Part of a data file
↓↓↓

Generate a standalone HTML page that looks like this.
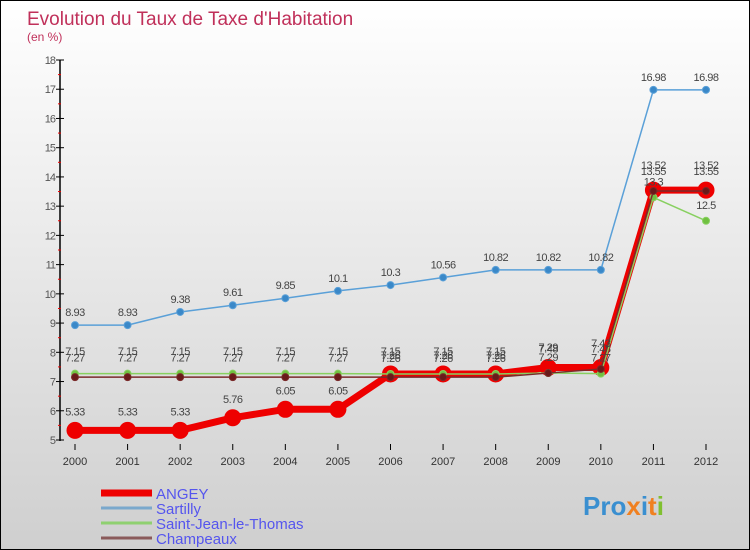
<!DOCTYPE html>
<html><head><meta charset="utf-8">
<style>
html,body{margin:0;padding:0}
body{width:750px;height:550px;overflow:hidden;font-family:"Liberation Sans",sans-serif}
#wrap{position:relative;width:748px;height:548px;border:1px solid #000;background:linear-gradient(#ffffff,#cfcfcf)}
</style></head>
<body>
<div id="wrap">
<svg id="chart" width="748" height="548" style="position:absolute;left:0;top:0">
<text x="26" y="24" font-size="19" fill="#c0305a">Evolution du Taux de Taxe d'Habitation</text>
<text x="26" y="40" font-size="12" fill="#c0305a">(en %)</text>
<g id="axes"></g>
<g id="series"></g>
<g id="legend"></g>
<text x="582" y="514" font-size="26" font-weight="bold" fill="#3a8fd0">Pro<tspan fill="#f08020">x</tspan><tspan fill="#3a8fd0">i</tspan><tspan fill="#f08020">t</tspan><tspan fill="#80c030">i</tspan></text>
</svg>
</div>
<script>
const years = [2000,2001,2002,2003,2004,2005,2006,2007,2008,2009,2010,2011,2012];
const yTicks = [5,6,7,8,9,10,11,12,13,14,15,16,17,18];
const angey = [5.33,5.33,5.33,5.76,6.05,6.05,7.26,7.26,7.26,7.48,7.48,13.55,13.55];
const sartilly = [8.93,8.93,9.38,9.61,9.85,10.1,10.3,10.56,10.82,10.82,10.82,16.98,16.98];
const saintJean = [7.27,7.27,7.27,7.27,7.27,7.27,7.26,7.26,7.26,7.29,7.27,13.3,12.5];
const champeaux = [7.15,7.15,7.15,7.15,7.15,7.15,7.15,7.15,7.15,7.29,7.43,13.52,13.52];
const seriesNames = ["ANGEY","Sartilly","Saint-Jean-le-Thomas","Champeaux"];

const NS="http://www.w3.org/2000/svg";
const xPos = i => 74 + i*(705-74)/(years.length-1);
const yPos = v => 439 - (v-5)*(439-59)/13;
function mk(tag, attrs, parent){const e=document.createElementNS(NS,tag);for(const k in attrs)e.setAttribute(k,attrs[k]);parent.appendChild(e);return e;}
const axes=document.getElementById('axes');
let ax=mk('line',{x1:59,y1:59,x2:59,y2:440,stroke:'#000','stroke-width':1.5},axes);


let xa=mk('line',{x1:59,y1:440,x2:706,y2:440,stroke:'none'},axes);
yTicks.forEach(v=>{
  const y=yPos(v);
  mk('line',{x1:55,y1:y,x2:63,y2:y,stroke:'#000'},axes);
  if(v<18) mk('line',{x1:57,y1:y-(439-59)/26,x2:60,y2:y-(439-59)/26,stroke:'#e00'},axes);
  const t=mk('text',{x:54,y:y+4,'font-size':11,fill:'#555','text-anchor':'end','letter-spacing':'-1'},axes);
  t.textContent=v;
  
  
});
years.forEach((yr,i)=>{
  const x=xPos(i);
  mk('line',{x1:x,y1:443,x2:x,y2:449,stroke:'#000'},axes);
  const t=mk('text',{x:x,y:464,'font-size':11,fill:'#333','text-anchor':'middle'},axes);
  t.textContent=yr;
  
  
});
const g=document.getElementById('series');
function draw(vals,color,lw,r,dot,name,labelOffset){
  const sg=mk('g',{},g);
  
  
  mk('polyline',{points:vals.map((v,i)=>xPos(i)+','+yPos(v)).join(' '),fill:'none',stroke:color,'stroke-width':lw,'stroke-linejoin':'round'},sg);
  vals.forEach((v,i)=>{
    const c=mk('circle',{cx:xPos(i),cy:yPos(v),r:r,fill:dot,stroke:color,'stroke-width':1},sg);
    
    
    const t=mk('text',{x:xPos(i),y:yPos(v)-labelOffset,'font-size':11,fill:'#444','text-anchor':'middle','letter-spacing':'-0.5'},sg);
    t.textContent=v;
    
    
  });
}
draw(sartilly,'#5aa0d8',1.5,3.5,'#3a88c8','sartilly-series',9);
draw(angey,'#ee0000',7,8,'#ee0000','angey-series',15);
draw(saintJean,'#88d060',1.5,3.5,'#70c040','saint-jean-series',12);
draw(champeaux,'#7a2a2a',1.5,3.5,'#6a1a1a','champeaux-series',22);
const lg=document.getElementById('legend');
const lstyles=[['#ee0000',7],['#7aa8cc',3],['#8fd070',3],['#8a5a5a',3]];
seriesNames.forEach((n,i)=>{
  const y=492+i*15;
  const ln=mk('line',{x1:100,y1:y,x2:151,y2:y,stroke:lstyles[i][0],'stroke-width':lstyles[i][1]},lg);
  
  
  const t=mk('text',{x:155,y:y+6,'font-size':15,fill:'#5555ee'},lg);
  t.textContent=n;
  
  
});
</script>
</body></html>
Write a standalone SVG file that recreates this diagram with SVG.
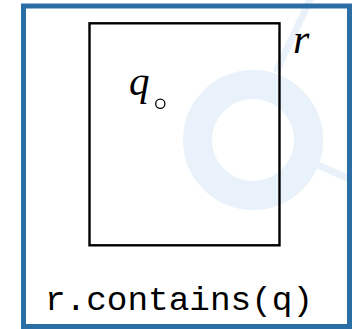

↑↑↑

§ WORK TO DO: Return the material word for word. Pictures are not part of the copy.

§ SOLVED PROBLEM:
Generate a standalone HTML page that looks like this.
<!DOCTYPE html>
<html><head><meta charset="utf-8">
<style>
html,body{margin:0;padding:0}
body{width:750px;height:550px;overflow:hidden;font-family:"Liberation Sans",sans-serif}
#wrap{position:relative;width:748px;height:548px;border:1px solid #000;background:linear-gradient(#ffffff,#cfcfcf)}
</style></head>
<body>
<div id="wrap">
<svg id="chart" width="748" height="548" style="position:absolute;left:0;top:0">
<text x="26" y="24" font-size="19" fill="#c0305a">Evolution du Taux de Taxe d'Habitation</text>
<text x="26" y="40" font-size="12" fill="#c0305a">(en %)</text>
<g id="axes"></g>
<g id="series"></g>
<g id="legend"></g>
<text x="582" y="514" font-size="26" font-weight="bold" fill="#3a8fd0">Pro<tspan fill="#f08020">x</tspan><tspan fill="#3a8fd0">i</tspan><tspan fill="#f08020">t</tspan><tspan fill="#80c030">i</tspan></text>
</svg>
</div>
<script>
const years = [2000,2001,2002,2003,2004,2005,2006,2007,2008,2009,2010,2011,2012];
const yTicks = [5,6,7,8,9,10,11,12,13,14,15,16,17,18];
const angey = [5.33,5.33,5.33,5.76,6.05,6.05,7.26,7.26,7.26,7.48,7.48,13.55,13.55];
const sartilly = [8.93,8.93,9.38,9.61,9.85,10.1,10.3,10.56,10.82,10.82,10.82,16.98,16.98];
const saintJean = [7.27,7.27,7.27,7.27,7.27,7.27,7.26,7.26,7.26,7.29,7.27,13.3,12.5];
const champeaux = [7.15,7.15,7.15,7.15,7.15,7.15,7.15,7.15,7.15,7.29,7.43,13.52,13.52];
const seriesNames = ["ANGEY","Sartilly","Saint-Jean-le-Thomas","Champeaux"];

const NS="http://www.w3.org/2000/svg";
const xPos = i => 74 + i*(705-74)/(years.length-1);
const yPos = v => 439 - (v-5)*(439-59)/13;
function mk(tag, attrs, parent){const e=document.createElementNS(NS,tag);for(const k in attrs)e.setAttribute(k,attrs[k]);parent.appendChild(e);return e;}
const axes=document.getElementById('axes');
let ax=mk('line',{x1:59,y1:59,x2:59,y2:440,stroke:'#000','stroke-width':1.5},axes);


let xa=mk('line',{x1:59,y1:440,x2:706,y2:440,stroke:'none'},axes);
yTicks.forEach(v=>{
  const y=yPos(v);
  mk('line',{x1:55,y1:y,x2:63,y2:y,stroke:'#000'},axes);
  if(v<18) mk('line',{x1:57,y1:y-(439-59)/26,x2:60,y2:y-(439-59)/26,stroke:'#e00'},axes);
  const t=mk('text',{x:54,y:y+4,'font-size':11,fill:'#555','text-anchor':'end','letter-spacing':'-1'},axes);
  t.textContent=v;
  
  
});
years.forEach((yr,i)=>{
  const x=xPos(i);
  mk('line',{x1:x,y1:443,x2:x,y2:449,stroke:'#000'},axes);
  const t=mk('text',{x:x,y:464,'font-size':11,fill:'#333','text-anchor':'middle'},axes);
  t.textContent=yr;
  
  
});
const g=document.getElementById('series');
function draw(vals,color,lw,r,dot,name,labelOffset){
  const sg=mk('g',{},g);
  
  
  mk('polyline',{points:vals.map((v,i)=>xPos(i)+','+yPos(v)).join(' '),fill:'none',stroke:color,'stroke-width':lw,'stroke-linejoin':'round'},sg);
  vals.forEach((v,i)=>{
    const c=mk('circle',{cx:xPos(i),cy:yPos(v),r:r,fill:dot,stroke:color,'stroke-width':1},sg);
    
    
    const t=mk('text',{x:xPos(i),y:yPos(v)-labelOffset,'font-size':11,fill:'#444','text-anchor':'middle','letter-spacing':'-0.5'},sg);
    t.textContent=v;
    
    
  });
}
draw(sartilly,'#5aa0d8',1.5,3.5,'#3a88c8','sartilly-series',9);
draw(angey,'#ee0000',7,8,'#ee0000','angey-series',15);
draw(saintJean,'#88d060',1.5,3.5,'#70c040','saint-jean-series',12);
draw(champeaux,'#7a2a2a',1.5,3.5,'#6a1a1a','champeaux-series',22);
const lg=document.getElementById('legend');
const lstyles=[['#ee0000',7],['#7aa8cc',3],['#8fd070',3],['#8a5a5a',3]];
seriesNames.forEach((n,i)=>{
  const y=492+i*15;
  const ln=mk('line',{x1:100,y1:y,x2:151,y2:y,stroke:lstyles[i][0],'stroke-width':lstyles[i][1]},lg);
  
  
  const t=mk('text',{x:155,y:y+6,'font-size':15,fill:'#5555ee'},lg);
  t.textContent=n;
  
  
});
</script>
</body></html>
Write a standalone SVG file that recreates this diagram with SVG.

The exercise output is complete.